The battle system, while simpler and a bit easier (which I could see a critique of this by merit of it being "marketed to girls"), makes the flow of combat more dynamic. The strategies for taking down non-boss enemies is greatly homogenous, possibly as a byproduct of the fluid roles and tight cast. You can win most battles by mashing X or kicking it on Auto, or you could play with the perpetually flux and stacking movesets you're granted every couple of hours. This may be hot, but EXP is far less annoying and time-consuming and grinding is much more clearly an option and lucrative. Praise the sphere grid all you want, but characters are locked into their roles until 60-80% through, while X2 breaks archetypes and defined roles (wink wink) in it's first battle. I'm gonna say it! Levelling with the Sphere Grid felt like levelling in YIIK! (The guillotines are already being mounted outside my apartment window). The return of ATB with Chrono Trigger reminiscent formations is, from what I've played, the most fun and fluid combat system in any FF game and never stopped being dynamic. It got a little obnoxious doing all the oversouls (but hey, at least auto-battle works) and with the superbosses, but only losers sell their happiness for achievements weeps tears in 75% average steam completion!

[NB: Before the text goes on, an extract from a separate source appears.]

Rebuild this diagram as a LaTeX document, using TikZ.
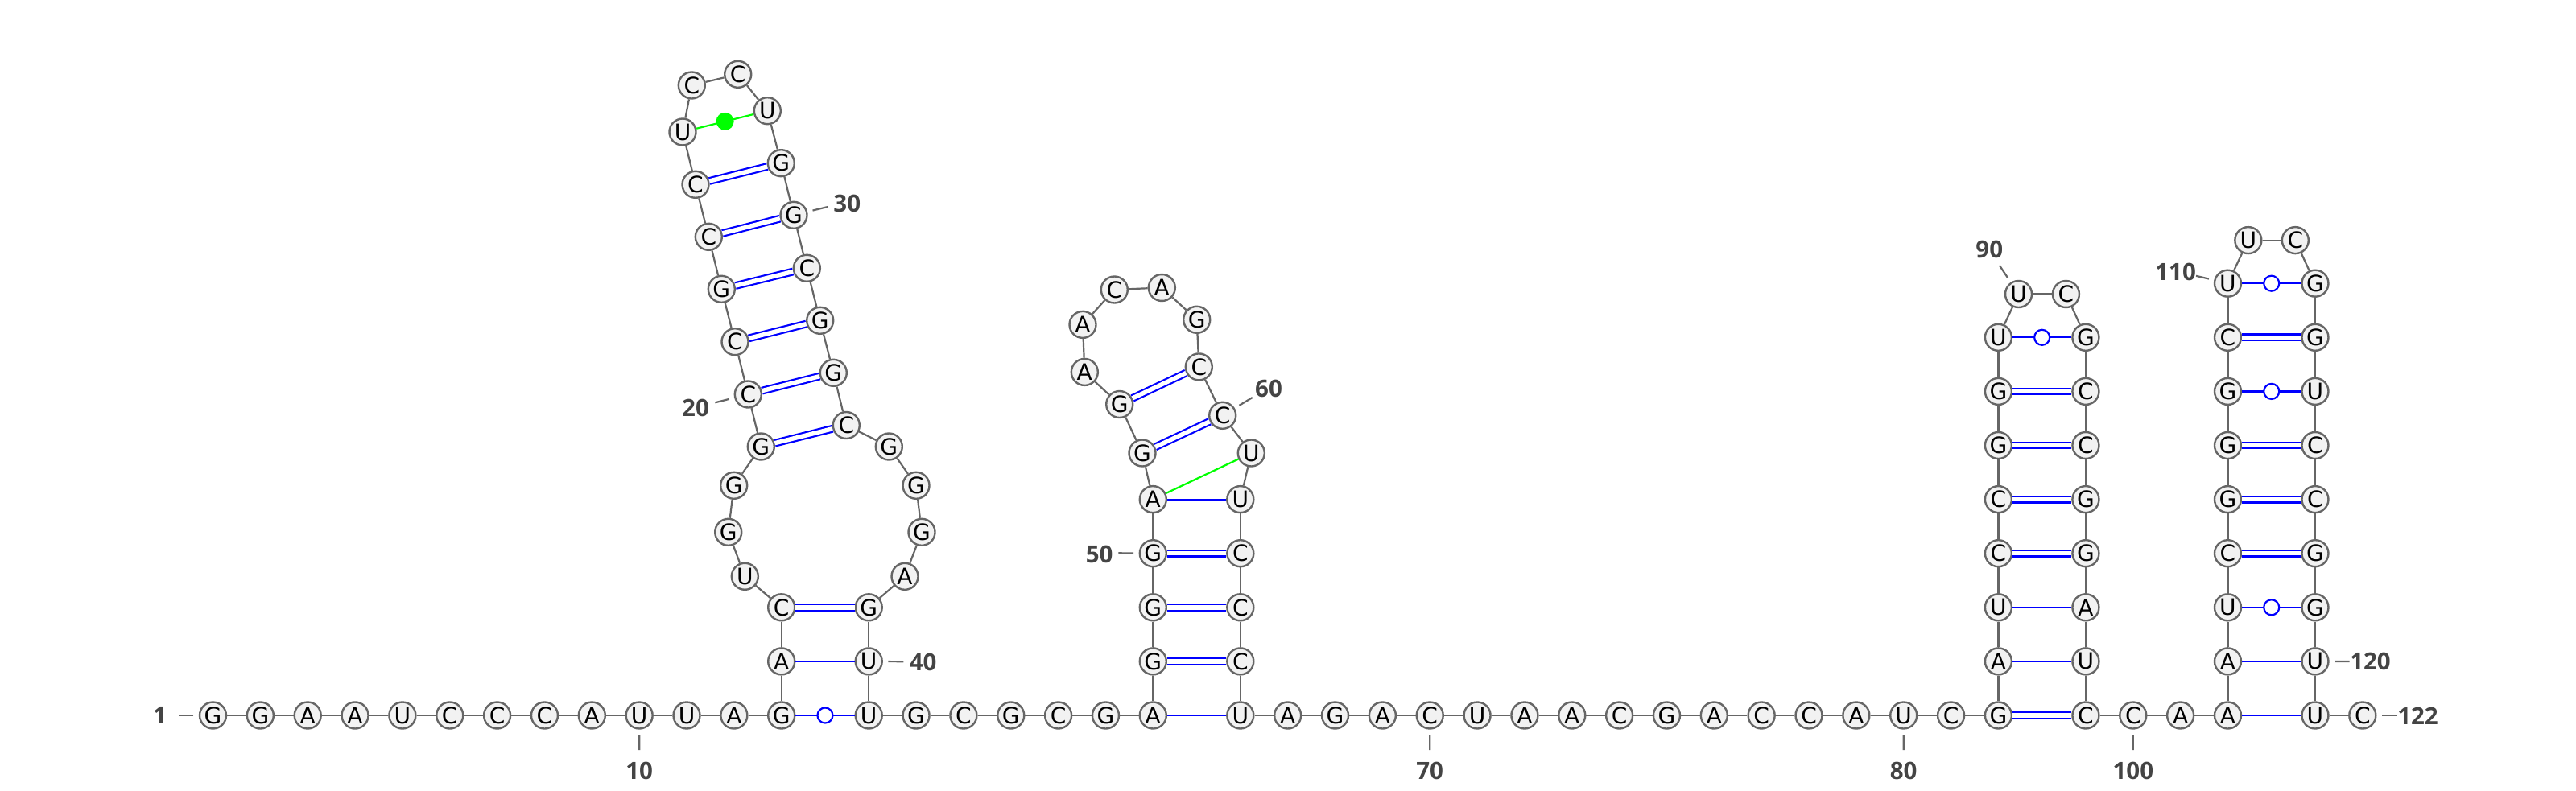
\documentclass[tikz,border=0pt]{standalone}
\usepackage{fontspec}
\setmainfont{DejaVu Sans}
\setsansfont{Open Sans}
\definecolor{ntline}{HTML}{666666}
\definecolor{ntfill}{HTML}{F2F2F2}
\definecolor{numtext}{HTML}{444444}
\definecolor{gubond}{HTML}{0000FF}
\definecolor{ugbond}{HTML}{00FF00}
\begin{document}
\begin{tikzpicture}[x=1pt,y=-1pt,
  nt/.style={circle,draw=ntline,fill=ntfill,line width=2.4pt,minimum size=33pt,inner sep=0pt,font=\fontsize{28pt}{28pt}\selectfont},
  nextof/.style={node distance=58.85pt,right of=#1},
  upof/.style={node distance=67.1pt,above of=#1},
  pairof/.style={node distance=108.5pt,right of=#1},
  bb/.style={draw=ntline,line width=2.2pt},
  single/.style={draw=gubond,line width=2.2pt},
  double bond/.style={draw=gubond,line width=2.2pt,double=white,double distance=5.4pt},
  green bond/.style={draw=ugbond,line width=2.2pt},
  ring/.style={circle,draw=gubond,fill=white,line width=2.2pt,minimum size=19pt,inner sep=0pt},
  dot/.style={circle,fill=ugbond,minimum size=22pt,inner sep=0pt},
  tick/.style={draw=ntline,line width=2.2pt,shorten <=6.5pt},
  num/.style={text=numtext,inner sep=0pt,font=\sffamily\bfseries\fontsize{29.5pt}{30pt}\selectfont}]
\useasboundingbox (0,0) rectangle (3200,982);
\node (n1) [nt] at (264.5,889) {G};
\node (n2) [nt,nextof=n1] {G};
\node (n3) [nt,nextof=n2] {A};
\node (n4) [nt,nextof=n3] {A};
\node (n5) [nt,nextof=n4] {U};
\node (n6) [nt,nextof=n5] {C};
\node (n7) [nt,nextof=n6] {C};
\node (n8) [nt,nextof=n7] {C};
\node (n9) [nt,nextof=n8] {A};
\node (n10) [nt,nextof=n9] {U};
\node (n11) [nt,nextof=n10] {U};
\node (n12) [nt,nextof=n11] {A};
\node (n13) [nt,nextof=n12] {G};
\node (n14) [nt,upof=n13] {A};
\node (n15) [nt,upof=n14] {C};
\node (n16) [nt] at (925.3,716.3) {U};
\node (n17) [nt] at (904.7,661.3) {G};
\node (n18) [nt] at (911.7,603.3) {G};
\node (n19) [nt] at (945.3,555) {G};
\node (n20) [nt] at (929.3,490) {C};
\node (n21) [nt] at (913,424.7) {C};
\node (n22) [nt] at (896.3,359.3) {G};
\node (n23) [nt] at (880.3,294.3) {C};
\node (n24) [nt] at (864,229.3) {C};
\node (n25) [nt] at (848,164) {U};
\node (n26) [nt] at (859.3,106) {C};
\node (n27) [nt] at (916.7,92.3) {C};
\node (n28) [nt] at (953.3,137.7) {U};
\node (n29) [nt] at (970.3,202.7) {G};
\node (n30) [nt] at (986,267.3) {G};
\node (n31) [nt] at (1002.3,333.3) {C};
\node (n32) [nt] at (1018.7,398.3) {G};
\node (n33) [nt] at (1035.3,463.3) {G};
\node (n34) [nt] at (1051.3,528.5) {C};
\node (n35) [nt] at (1104.3,555) {G};
\node (n36) [nt] at (1138,603.3) {G};
\node (n37) [nt] at (1145,661.3) {G};
\node (n38) [nt] at (1124,716.3) {A};
\node (n41) [nt,pairof=n13] {U};
\node (n40) [nt,upof=n41] {U};
\node (n39) [nt,upof=n40] {G};
\node (n42) [nt,nextof=n41] {G};
\node (n43) [nt,nextof=n42] {C};
\node (n44) [nt,nextof=n43] {G};
\node (n45) [nt,nextof=n44] {C};
\node (n46) [nt,nextof=n45] {G};
\node (n47) [nt,nextof=n46] {A};
\node (n48) [nt,upof=n47] {G};
\node (n49) [nt,upof=n48] {G};
\node (n50) [nt,upof=n49] {G};
\node (n51) [nt,upof=n50] {A};
\node (n52) [nt] at (1419,563) {G};
\node (n53) [nt] at (1390.7,502.5) {G};
\node (n54) [nt] at (1347.3,462.4) {A};
\node (n55) [nt] at (1345,403.4) {A};
\node (n56) [nt] at (1384.3,360) {C};
\node (n57) [nt] at (1443.3,357.5) {A};
\node (n58) [nt] at (1486.7,397.3) {G};
\node (n59) [nt] at (1489.3,455.9) {C};
\node (n60) [nt] at (1518.7,516.3) {C};
\node (n61) [nt] at (1554.3,563) {U};
\node (n66) [nt,pairof=n47] {U};
\node (n65) [nt,upof=n66] {C};
\node (n64) [nt,upof=n65] {C};
\node (n63) [nt,upof=n64] {C};
\node (n62) [nt,upof=n63] {U};
\node (n67) [nt,nextof=n66] {A};
\node (n68) [nt,nextof=n67] {G};
\node (n69) [nt,nextof=n68] {A};
\node (n70) [nt,nextof=n69] {C};
\node (n71) [nt,nextof=n70] {U};
\node (n72) [nt,nextof=n71] {A};
\node (n73) [nt,nextof=n72] {A};
\node (n74) [nt,nextof=n73] {C};
\node (n75) [nt,nextof=n74] {G};
\node (n76) [nt,nextof=n75] {A};
\node (n77) [nt,nextof=n76] {C};
\node (n78) [nt,nextof=n77] {C};
\node (n79) [nt,nextof=n78] {A};
\node (n80) [nt,nextof=n79] {U};
\node (n81) [nt,nextof=n80] {C};
\node (n82) [nt,nextof=n81] {G};
\node (n83) [nt,upof=n82] {A};
\node (n84) [nt,upof=n83] {U};
\node (n85) [nt,upof=n84] {C};
\node (n86) [nt,upof=n85] {C};
\node (n87) [nt,upof=n86] {G};
\node (n88) [nt,upof=n87] {G};
\node (n89) [nt,upof=n88] {U};
\node (n90) [nt] at (2507.5,365.5) {U};
\node (n91) [nt] at (2566.4,365.5) {C};
\node (n99) [nt,pairof=n82] {C};
\node (n98) [nt,upof=n99] {U};
\node (n97) [nt,upof=n98] {A};
\node (n96) [nt,upof=n97] {G};
\node (n95) [nt,upof=n96] {G};
\node (n94) [nt,upof=n95] {C};
\node (n93) [nt,upof=n94] {C};
\node (n92) [nt,upof=n93] {G};
\node (n100) [nt,nextof=n99] {C};
\node (n101) [nt,nextof=n100] {A};
\node (n102) [nt,nextof=n101] {A};
\node (n103) [nt,upof=n102] {A};
\node (n104) [nt,upof=n103] {U};
\node (n105) [nt,upof=n104] {C};
\node (n106) [nt,upof=n105] {G};
\node (n107) [nt,upof=n106] {G};
\node (n108) [nt,upof=n107] {G};
\node (n109) [nt,upof=n108] {C};
\node (n110) [nt,upof=n109] {U};
\node (n111) [nt] at (2792.8,298.6) {U};
\node (n112) [nt] at (2851.3,298.6) {C};
\node (n121) [nt,pairof=n102] {U};
\node (n120) [nt,upof=n121] {U};
\node (n119) [nt,upof=n120] {G};
\node (n118) [nt,upof=n119] {G};
\node (n117) [nt,upof=n118] {C};
\node (n116) [nt,upof=n117] {C};
\node (n115) [nt,upof=n116] {U};
\node (n114) [nt,upof=n115] {G};
\node (n113) [nt,upof=n114] {G};
\node (n122) [nt,nextof=n121] {C};

\path[bb] (n1) edge (n2);
\path[bb] (n2) edge (n3);
\path[bb] (n3) edge (n4);
\path[bb] (n4) edge (n5);
\path[bb] (n5) edge (n6);
\path[bb] (n6) edge (n7);
\path[bb] (n7) edge (n8);
\path[bb] (n8) edge (n9);
\path[bb] (n9) edge (n10);
\path[bb] (n10) edge (n11);
\path[bb] (n11) edge (n12);
\path[bb] (n12) edge (n13);
\path[bb] (n13) edge (n14);
\path[bb] (n14) edge (n15);
\path[bb] (n15) edge (n16);
\path[bb] (n16) edge (n17);
\path[bb] (n17) edge (n18);
\path[bb] (n18) edge (n19);
\path[bb] (n19) edge (n20);
\path[bb] (n20) edge (n21);
\path[bb] (n21) edge (n22);
\path[bb] (n22) edge (n23);
\path[bb] (n23) edge (n24);
\path[bb] (n24) edge (n25);
\path[bb] (n25) edge (n26);
\path[bb] (n26) edge (n27);
\path[bb] (n27) edge (n28);
\path[bb] (n28) edge (n29);
\path[bb] (n29) edge (n30);
\path[bb] (n30) edge (n31);
\path[bb] (n31) edge (n32);
\path[bb] (n32) edge (n33);
\path[bb] (n33) edge (n34);
\path[bb] (n34) edge (n35);
\path[bb] (n35) edge (n36);
\path[bb] (n36) edge (n37);
\path[bb] (n37) edge (n38);
\path[bb] (n38) edge (n39);
\path[bb] (n39) edge (n40);
\path[bb] (n40) edge (n41);
\path[bb] (n41) edge (n42);
\path[bb] (n42) edge (n43);
\path[bb] (n43) edge (n44);
\path[bb] (n44) edge (n45);
\path[bb] (n45) edge (n46);
\path[bb] (n46) edge (n47);
\path[bb] (n47) edge (n48);
\path[bb] (n48) edge (n49);
\path[bb] (n49) edge (n50);
\path[bb] (n50) edge (n51);
\path[bb] (n51) edge (n52);
\path[bb] (n52) edge (n53);
\path[bb] (n53) edge (n54);
\path[bb] (n54) edge (n55);
\path[bb] (n55) edge (n56);
\path[bb] (n56) edge (n57);
\path[bb] (n57) edge (n58);
\path[bb] (n58) edge (n59);
\path[bb] (n59) edge (n60);
\path[bb] (n60) edge (n61);
\path[bb] (n61) edge (n62);
\path[bb] (n62) edge (n63);
\path[bb] (n63) edge (n64);
\path[bb] (n64) edge (n65);
\path[bb] (n65) edge (n66);
\path[bb] (n66) edge (n67);
\path[bb] (n67) edge (n68);
\path[bb] (n68) edge (n69);
\path[bb] (n69) edge (n70);
\path[bb] (n70) edge (n71);
\path[bb] (n71) edge (n72);
\path[bb] (n72) edge (n73);
\path[bb] (n73) edge (n74);
\path[bb] (n74) edge (n75);
\path[bb] (n75) edge (n76);
\path[bb] (n76) edge (n77);
\path[bb] (n77) edge (n78);
\path[bb] (n78) edge (n79);
\path[bb] (n79) edge (n80);
\path[bb] (n80) edge (n81);
\path[bb] (n81) edge (n82);
\path[bb] (n82) edge (n83);
\path[bb] (n83) edge (n84);
\path[bb] (n84) edge (n85);
\path[bb] (n85) edge (n86);
\path[bb] (n86) edge (n87);
\path[bb] (n87) edge (n88);
\path[bb] (n88) edge (n89);
\path[bb] (n89) edge (n90);
\path[bb] (n90) edge (n91);
\path[bb] (n91) edge (n92);
\path[bb] (n92) edge (n93);
\path[bb] (n93) edge (n94);
\path[bb] (n94) edge (n95);
\path[bb] (n95) edge (n96);
\path[bb] (n96) edge (n97);
\path[bb] (n97) edge (n98);
\path[bb] (n98) edge (n99);
\path[bb] (n99) edge (n100);
\path[bb] (n100) edge (n101);
\path[bb] (n101) edge (n102);
\path[bb] (n102) edge (n103);
\path[bb] (n103) edge (n104);
\path[bb] (n104) edge (n105);
\path[bb] (n105) edge (n106);
\path[bb] (n106) edge (n107);
\path[bb] (n107) edge (n108);
\path[bb] (n108) edge (n109);
\path[bb] (n109) edge (n110);
\path[bb] (n110) edge (n111);
\path[bb] (n111) edge (n112);
\path[bb] (n112) edge (n113);
\path[bb] (n113) edge (n114);
\path[bb] (n114) edge (n115);
\path[bb] (n115) edge (n116);
\path[bb] (n116) edge (n117);
\path[bb] (n117) edge (n118);
\path[bb] (n118) edge (n119);
\path[bb] (n119) edge (n120);
\path[bb] (n120) edge (n121);
\path[bb] (n121) edge (n122);

\path[single] (n13) edge node[ring] (w13) {} (n41);
\path[single] (n14) edge (n40);
\path (n15) edge[double bond] (n39);
\path (n19) edge[double bond] (n34);
\path (n20) edge[double bond] (n33);
\path (n21) edge[double bond] (n32);
\path (n22) edge[double bond] (n31);
\path (n23) edge[double bond] (n30);
\path (n24) edge[double bond] (n29);
\path[green bond] (n25) edge node[dot] (w25) {} (n28);
\path[single] (n47) edge (n66);
\path (n48) edge[double bond] (n65);
\path (n49) edge[double bond] (n64);
\path (n50) edge[double bond] (n63);
\path[single] (n51) edge (n62);
\path[green bond] (n51) edge (n61);
\path (n52) edge[double bond] (n60);
\path (n53) edge[double bond] (n59);
\path (n82) edge[double bond] (n99);
\path[single] (n83) edge (n98);
\path[single] (n84) edge (n97);
\path (n85) edge[double bond] (n96);
\path (n86) edge[double bond] (n95);
\path (n87) edge[double bond] (n94);
\path (n88) edge[double bond] (n93);
\path[single] (n89) edge node[ring] (w89) {} (n92);
\path[single] (n102) edge (n121);
\path[single] (n103) edge (n120);
\path[single] (n104) edge node[ring] (w104) {} (n119);
\path (n105) edge[double bond] (n118);
\path (n106) edge[double bond] (n117);
\path (n107) edge[double bond] (n116);
\path[single] (n108) edge node[ring] (w108) {} (n115);
\path (n109) edge[double bond] (n114);
\path[single] (n110) edge node[ring] (w110) {} (n113);

\node (l1) [num] at (198.8,889.3) {1};
\node (l10) [num] at (794.2,958) {10};
\node (l20) [num] at (864,506.7) {20};
\node (l30) [num] at (1052.3,253.3) {30};
\node (l40) [num] at (1146.7,822.7) {40};
\node (l50) [num] at (1365.7,688.5) {50};
\node (l60) [num] at (1576,482.6) {60};
\node (l70) [num] at (1776.2,958) {70};
\node (l80) [num] at (2364.7,958) {80};
\node (l90) [num] at (2471.3,310) {90};
\node (l100) [num] at (2649.8,958) {100};
\node (l110) [num] at (2702.6,338) {110};
\node (l120) [num] at (2944.5,822) {120};
\node (l122) [num] at (3003.5,889.5) {122};
\coordinate (t1) at (221.6,889);
\coordinate (t10) at (794.2,932);
\coordinate (t20) at (888.3,500.3);
\coordinate (t30) at (1028.3,257);
\coordinate (t40) at (1122.3,822.2);
\coordinate (t50) at (1389.3,687.3);
\coordinate (t60) at (1555.7,494);
\coordinate (t70) at (1776.2,932);
\coordinate (t80) at (2364.7,932);
\coordinate (t90) at (2483.8,329.8);
\coordinate (t100) at (2649.8,932);
\coordinate (t110) at (2728,342.8);
\coordinate (t120) at (2918.7,822);
\coordinate (t122) at (2978,889);
\path[tick] (n1) edge (t1);
\path[tick] (n10) edge (t10);
\path[tick] (n20) edge (t20);
\path[tick] (n30) edge (t30);
\path[tick] (n40) edge (t40);
\path[tick] (n50) edge (t50);
\path[tick] (n60) edge (t60);
\path[tick] (n70) edge (t70);
\path[tick] (n80) edge (t80);
\path[tick] (n90) edge (t90);
\path[tick] (n100) edge (t100);
\path[tick] (n110) edge (t110);
\path[tick] (n120) edge (t120);
\path[tick] (n122) edge (t122);
\end{tikzpicture}
\end{document}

The worst dungeons are already solved from the first game, and while the Chocobo Dungeon and Via Infinito are complete wastes of time, I like the depth given to the forgettable places like Bevelle and the Thunder Plains and the general more dungeon-crawler-esque design philosophy. Very fitting for a team of crime-fighting archaeologist girls. Mechanic-wise, the Gullwings soar over X!

I draw all these comparisons to X to be a bit facetious (and perhaps a bit of a hater) for how unremarkably safe I found X to be as a stand-alone. It was 7 without the scope and 9 without the reprieve, made accessible in a way that felt more at the expense of it's personality through westernizing and mechanically narrowing it. X2 however, while arguably it's own game, is the completion of X. It's the Comedy to it's Tragedy, the Heart to it's Soul, the Seasoning to it's Feast, the Feminine to it's Masculine, the Play to it's Work. Without X, X2 is contextless menialities for people with no history. Without X2, we end on unanswered promises and unknown futures. Eternal Calm shows Yuna's Ennui, her loss and trauma having stunted any chance at becoming. By centering the world around Tidus, the world ceases to be important with him gone, ceases to be perceivable and thus meaningful on the other side of revolution. Nonetheless, there is still life at the end of a journey, still a trail of crossed paths. An X2 is a crucial counterpart and tribute to the hundreds of worlds we leave behind through play, a reminder that we don't need to suffer or move mountains to be worth hearing about. Each person's journey through life is it's own story, and while Tidus gets his, a truly lived in world doesn't end with a credits screen. I didn't love how the true ending played out, but I was delighted to see Yuna stand alone as "The End" faded in, making it very clear it was her story and decision that was no longer our business. Rikku and Paine are absent, though as was suggested earlier, still have their own journeys they'll go on in the future. Overall, FFX2 accomplished exactly what I hoped it would (regarding letting Yuna have her day and a warming up to the underdeveloped aspects of Spira) and looked damn good doing it. May Spira live on wherever it is. Narrative-wise, the Gullwings fly off into the sunset wing-in-wing with the Bringers of the Eternal Calm.

Also the pre-final boss end game absolutely stunk! Just as bad but more doable than the first game! Only do Via Infinito, the Bestiary, the Chocobo Dungeon and max Experiment if you hate yourself and want to dilute the heart and brevity of the experience! Post-gamewise, the Gullwings plummeted into the ocean!